Prof Mark Maslin, Professor of Climatology at University College London (UCL) said:

“We have a decade to change how humanity abuses the Planet. The climate and environmental emergency declared by the UK Parliament is real. The language we use to discuss the greatest challenge facing humanity must reflect the urgency and the importance. The Guardian new editorial guidelines show a clear understanding the world has changed and the zeitgeist generated by Extinction Rebellion, and the climate school strikes. 

“The Guardian is right they are climate deniers, it is global heating and we are in a climate and environmental crisis. Using the correct terms will help everyone understand the challenges we all face and may be, just maybe, we can save the planet by the middle of the century.”

 

Prof Tim Palmer, Royal Society Research Professor in Climate Physics, University of Oxford *, said:

“The fact of the matter is that models predict a range of values for future global warming. Certainly the upper range can legitimately be called catastrophic. However, if cloud feedbacks (the most uncertain of all the potential amplifiers) turn out to be largely negative, then climate change will not be a catastrophe. Such predictions are within the ensemble of model-generated outcomes. Cloud feedback is a big uncertainty in our understanding of climate change. 

“Policy is based on risk – taking action to reduce the risk of catastrophic climate change. That is of course a rational course of action. But supporting such policy does not imply you believe that climate change will be catastrophic. 

“The position of the Global Warming Policy Foundation (the leading climate sceptic think tank in the UK) is that climate change will be “lukewarm”. This is definitely not the same as denial. To call someone a denier because he or she does not believe that climate change will be catastrophic would be an awful misrepresentation and it seems to me that the paper could open itself up to legal challenges.”

“My view – see the lecture video – is that one should be just as critical of those that say climate change “will” be catastrophic, as those who say it will be “lukewarm”, or indeed say it is all a big hoax. None of these positions is scientifically sound

“Climate prediction science is fundamentally based on probabilistic forecasts – these underpin the quantification of risk. This may not seem very sexy for a newspaper. However, it is vital that science is seen as an honest dispassionate disinterested broker in this debate.”

 

Prof Chris Rapley, Professor of Climate science at University College London (UCL), and former head of BAS, said:

“We could argue endlessly about ‘climate disruption’ or ‘climate destabilisation’ as alternatives to ‘climate change’ and the language they have decided to adopt.

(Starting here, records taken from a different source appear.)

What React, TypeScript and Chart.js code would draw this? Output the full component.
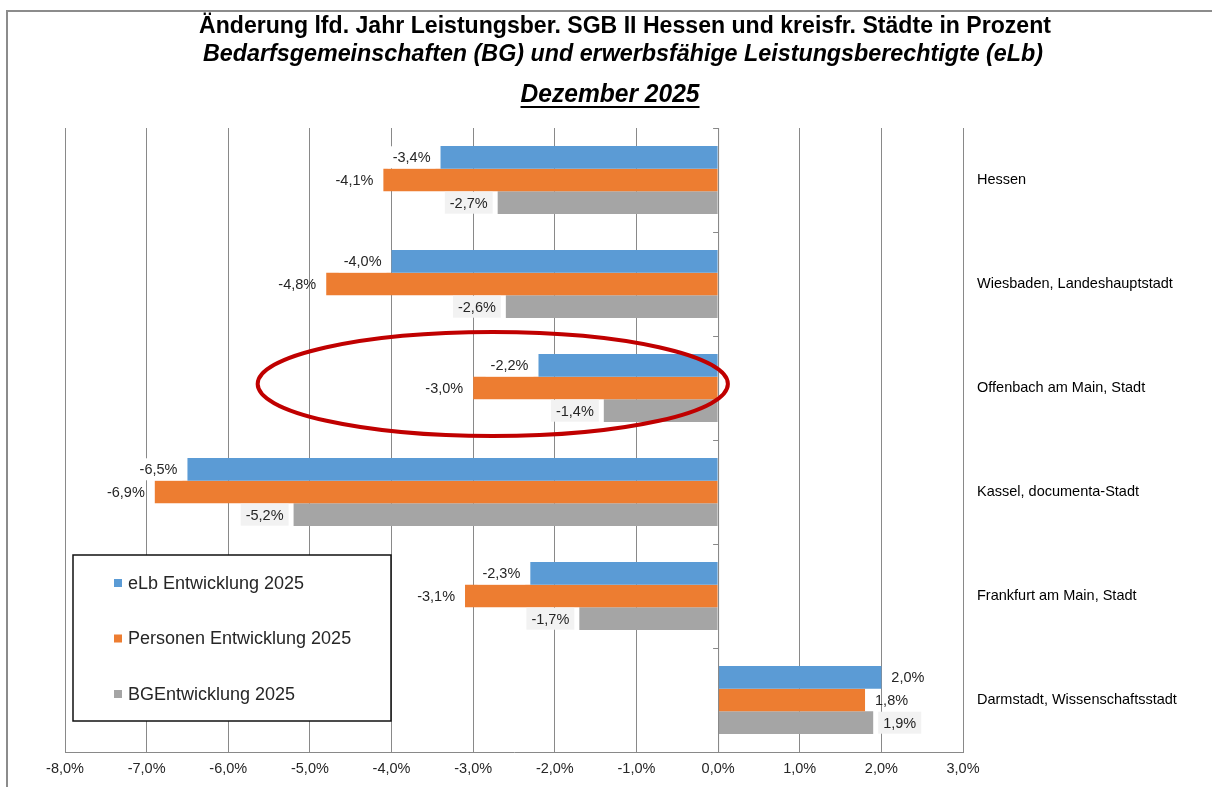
import React, { useEffect, useRef } from "react";
import { Chart, registerables } from "chart.js";

Chart.register(...registerables);

const categories = [
  "Hessen",
  "Wiesbaden, Landeshauptstadt",
  "Offenbach am Main, Stadt",
  "Kassel, documenta-Stadt",
  "Frankfurt am Main, Stadt",
  "Darmstadt, Wissenschaftsstadt",
];
const elbValues = [-3.4, -4.0, -2.2, -6.5, -2.3, 2.0];
const personenValues = [-4.1, -4.8, -3.0, -6.9, -3.1, 1.8];
const bgValues = [-2.7, -2.6, -1.4, -5.2, -1.7, 1.9];
const seriesNames = ["eLb Entwicklung 2025", "Personen Entwicklung 2025", "BGEntwicklung 2025"];
const seriesColors = ["#5B9BD5", "#ED7D31", "#A5A5A5"];
const labelBackgrounds = ["#FFFFFF", null, "#F2F2F2"];
const xMin = -8;
const xMax = 3;
const titleLines = [
  "Änderung lfd. Jahr Leistungsber. SGB II Hessen und kreisfr. Städte in Prozent",
  "Bedarfsgemeinschaften (BG) und erwerbsfähige Leistungsberechtigte (eLb)",
  "Dezember 2025",
];
// highlighted category (red ellipse) and its horizontal extent in axis units
const highlightIndex = 2;
const highlightRange = [-5.64, 0.12];

const FONT = "'Liberation Sans', Arial, sans-serif";
const fmt = (v: number) => v.toFixed(1).replace(".", ",") + "%";

const decorPlugin = {
  id: "decor",
  beforeDraw(chart: any) {
    const ctx = chart.ctx;
    ctx.save();
    ctx.fillStyle = "#fff";
    ctx.fillRect(0, 0, chart.width, chart.height);
    // frame
    ctx.strokeStyle = "#8c8c8c";
    ctx.lineWidth = 2;
    ctx.beginPath();
    ctx.moveTo(7, chart.height);
    ctx.lineTo(7, 11);
    ctx.lineTo(chart.width, 11);
    ctx.stroke();
    // titles
    const specs = [
      { font: `bold 23px ${FONT}`, w: 852, cx: 625, y: 27 },
      { font: `italic bold 23px ${FONT}`, w: 840, cx: 623, y: 55 },
      { font: `italic bold 26px ${FONT}`, w: 179, cx: 610, y: 95 },
    ];
    ctx.fillStyle = "#000";
    ctx.textAlign = "center";
    ctx.textBaseline = "middle";
    specs.forEach((s, i) => {
      ctx.font = s.font;
      const m = ctx.measureText(titleLines[i]).width;
      ctx.save();
      ctx.translate(s.cx, s.y);
      ctx.scale(s.w / m, 1);
      ctx.fillText(titleLines[i], 0, 0);
      ctx.restore();
      if (i === 2) {
        ctx.fillRect(s.cx - s.w / 2, s.y + 11, s.w, 2);
      }
    });
    ctx.restore();
  },
  afterDatasetsDraw(chart: any) {
    const ctx = chart.ctx;
    const xs = chart.scales.x;
    const area = chart.chartArea;
    // zero axis with tick marks
    const x0 = xs.getPixelForValue(0);
    ctx.save();
    ctx.strokeStyle = "#898989";
    ctx.lineWidth = 1;
    ctx.beginPath();
    ctx.moveTo(x0 + 0.5, area.top);
    ctx.lineTo(x0 + 0.5, area.bottom);
    const n = categories.length;
    const ch = (area.bottom - area.top) / n;
    for (let i = 0; i <= n; i++) {
      const y = Math.round(area.top + i * ch) + 0.5;
      ctx.moveTo(x0 - 5, y);
      ctx.lineTo(x0 + 0.5, y);
    }
    ctx.stroke();
    // data labels
    ctx.font = `14.5px ${FONT}`;
    ctx.textBaseline = "middle";
    chart.data.datasets.forEach((ds: any, di: number) => {
      const meta = chart.getDatasetMeta(di);
      meta.data.forEach((el: any, i: number) => {
        const v = ds.data[i];
        const t = fmt(v);
        const w = ctx.measureText(t).width;
        const gap = 10;
        const tx = v < 0 ? el.x - gap - w : el.x + gap;
        const bg = labelBackgrounds[di];
        if (bg) {
          ctx.fillStyle = bg;
          ctx.fillRect(tx - 5, el.y - 11, w + 10, 22);
        }
        ctx.fillStyle = "#262626";
        ctx.textAlign = "left";
        ctx.fillText(t, tx, el.y + 1);
      });
    });
    ctx.restore();
  },
  afterDraw(chart: any) {
    const ctx = chart.ctx;
    const xs = chart.scales.x;
    const ys = chart.scales.y;
    const area = chart.chartArea;
    ctx.save();
    // highlight ellipse
    const l = xs.getPixelForValue(highlightRange[0]);
    const r = xs.getPixelForValue(highlightRange[1]);
    const ch = (area.bottom - area.top) / categories.length;
    const cy = ys.getPixelForValue(highlightIndex) - 4;
    ctx.strokeStyle = "#C00000";
    ctx.lineWidth = 4;
    ctx.beginPath();
    ctx.ellipse((l + r) / 2, cy, (r - l) / 2, ch / 2, 0, 0, Math.PI * 2);
    ctx.stroke();
    // legend box
    const bx = 73, by = 555, bw = 318, bh = 166;
    ctx.fillStyle = "#fff";
    ctx.fillRect(bx, by, bw, bh);
    ctx.strokeStyle = "#111";
    ctx.lineWidth = 1.5;
    ctx.strokeRect(bx, by, bw, bh);
    ctx.font = `18px ${FONT}`;
    ctx.textBaseline = "middle";
    ctx.textAlign = "left";
    const rows = [583, 638.5, 694];
    chart.data.datasets.forEach((ds: any, i: number) => {
      ctx.fillStyle = ds.backgroundColor;
      ctx.fillRect(114, rows[i] - 4, 8, 8);
      ctx.fillStyle = "#262626";
      ctx.fillText(ds.label, 128, rows[i] + 1);
    });
    ctx.restore();
  },
};

export default function App() {
  const ref = useRef<HTMLCanvasElement | null>(null);
  useEffect(() => {
    if (!ref.current) return;
    const values = [elbValues, personenValues, bgValues];
    const chart = new Chart(ref.current, {
      type: "bar",
      data: {
        labels: categories,
        datasets: seriesNames.map((name, i) => ({
          label: name,
          data: values[i],
          backgroundColor: seriesColors[i],
          borderWidth: 0,
          categoryPercentage: 0.655,
          barPercentage: 1,
        })),
      },
      options: {
        indexAxis: "y",
        responsive: false,
        animation: false,
        layout: { padding: { top: 128, left: 65, right: 0, bottom: 0 } },
        plugins: {
          legend: { display: false },
          title: { display: false },
          tooltip: { enabled: false },
        },
        scales: {
          x: {
            min: xMin,
            max: xMax,
            ticks: {
              stepSize: 1,
              callback: (v: any) => fmt(Number(v)),
              font: { family: FONT, size: 14.5 },
              color: "#262626",
              padding: 8,
              maxRotation: 0,
            },
            grid: { color: "#898989", drawTicks: false, lineWidth: 1 },
            border: { color: "#898989" },
            afterFit: (s: any) => {
              s.height = 35;
            },
          },
          y: {
            position: "right",
            grid: { display: false },
            border: { display: false },
            ticks: {
              font: { family: FONT, size: 14.5 },
              color: "#000",
              padding: 6,
            },
            afterFit: (s: any) => {
              s.width = 249;
            },
          },
        },
      } as any,
      plugins: [decorPlugin],
    });
    return () => chart.destroy();
  }, []);
  return (
    <div style={{ position: "fixed", left: 0, top: 0, width: 1212, height: 787, background: "#fff" }}>
      <canvas ref={ref} width={1212} height={787} style={{ display: "block" }} />
    </div>
  );
}
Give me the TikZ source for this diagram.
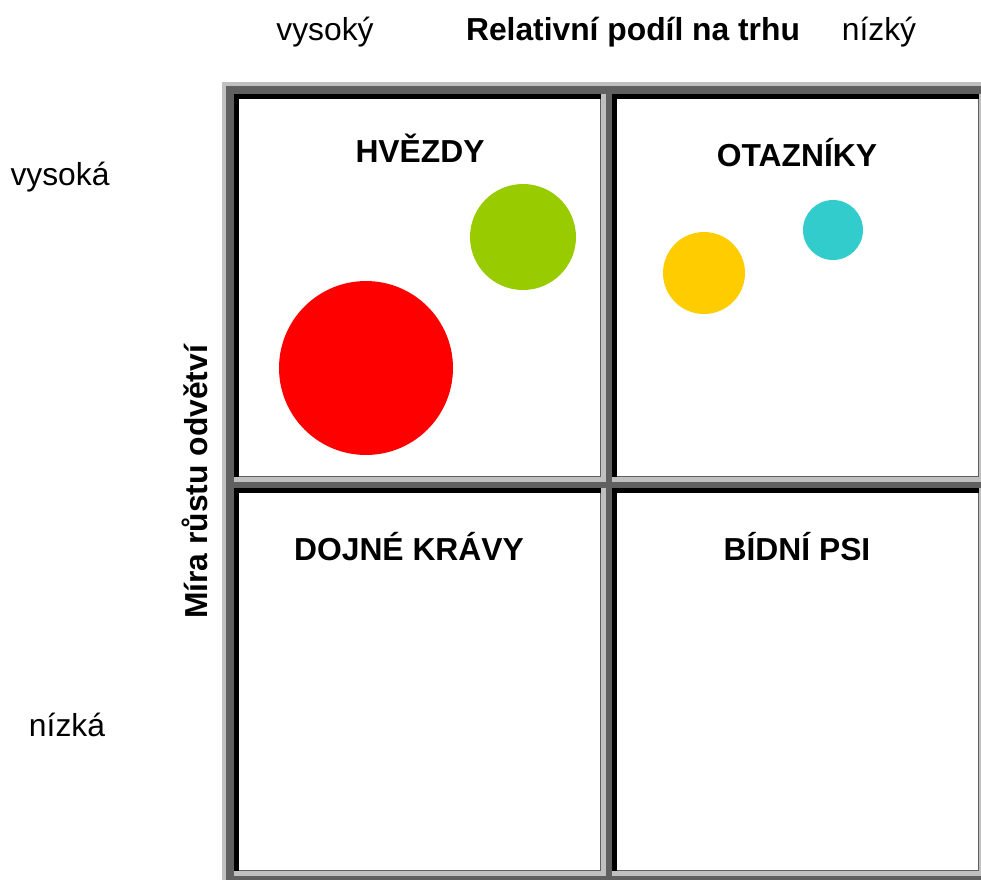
\documentclass[tikz,border=0pt]{standalone}
\usepackage{fontspec}
\setmainfont{Liberation Sans}
\usetikzlibrary{positioning,calc}
\definecolor{framegray}{RGB}{96,96,96}
\definecolor{lightframe}{RGB}{192,192,192}
\definecolor{starred}{RGB}{255,0,0}
\definecolor{stargreen}{RGB}{153,204,0}
\definecolor{askyellow}{RGB}{255,204,0}
\definecolor{askcyan}{RGB}{51,204,204}
\tikzset{cell/.style={rectangle,fill=white,minimum width=7.22cm,minimum height=7.54cm,inner sep=0pt,anchor=north west},
	title/.style={font=\fontsize{18.1}{21}\selectfont\bfseries,anchor=base,inner sep=0pt},
	axis label/.style={font=\fontsize{18.1}{21}\selectfont,anchor=base,inner sep=0pt},
	bubble/.style={circle,inner sep=0pt},}

\begin{document}
\begin{tikzpicture}[x=0.02cm, y=-0.02cm]
	\useasboundingbox (0,0) rectangle (981,880);
	% frame
	\fill[framegray] (222,82) rectangle (981,880);
	\fill[lightframe] (222,82) rectangle (981,86);
	\fill[lightframe] (222,82) rectangle (226,880);

	\node[cell] (stars) at (239,99) {};
	\node[cell] (questions) at (617,99) {};
	\node[cell] (cows) at (239,493) {};
	\node[cell] (dogs) at (617,493) {};

	\foreach \q in {stars,questions,cows,dogs} {
		\fill[black] ($(\q.north west)+(-5,-5)$) rectangle (\q.north east);
		\fill[black] ($(\q.north west)+(-5,-5)$) rectangle (\q.south west);
		\fill[lightframe] ($(\q.south west)+(-5,0)$) rectangle ($(\q.south east)+(5,5)$);
		\fill[lightframe] ($(\q.north east)+(0,-5)$) rectangle ($(\q.south east)+(5,5)$);
	}

	% quadrant titles
	\node[title] (starsT) at (420,162) {HVĚZDY};
	\node[title] (questionsT) at (797,166) {OTAZNÍKY};
	\node[title] (cowsT) at (409,560) {DOJNÉ KRÁVY};
	\node[title] (dogsT) at (797,560) {BÍDNÍ PSI};

	% axes
	\node[title] (share) at (633,40) {Relativní podíl na trhu};
	\node[axis label] (shareHigh) at (325,40) {vysoký};
	\node[axis label] (shareLow) at (879,40) {nízký};
	\node[title, rotate=90] (growth) at (207,482) {Míra růstu odvětví};
	\node[axis label] (growthHigh) at (60,185) {vysoká};
	\node[axis label] (growthLow) at (67,736) {nízká};

	% products
	\node[bubble, fill=starred, minimum size=3.48cm] (red) at (366,368) {};
	\node[bubble, fill=stargreen, minimum size=2.12cm] (green) at (523,237) {};
	\node[bubble, fill=askyellow, minimum size=1.64cm] (yellow) at (704,273) {};
	\node[bubble, fill=askcyan, minimum size=1.2cm] (cyan) at (833,230) {};
\end{tikzpicture}
\end{document}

“But the most controversial recommendation is the use off ‘denier’ to replace sceptic.

“There is a strong argument that the use of ‘denier’ is divisive (partly because those who are the target have successfully associated it with holocaust denial and hence tagged it as pejorative and insulting).

“Finding common ground with that group is hard enough – in some cases impossible – but using an alternative description can help. 

“Options are ‘contrarian’ or ‘dismisser’, which seem to be less likely to trigger offence and division.”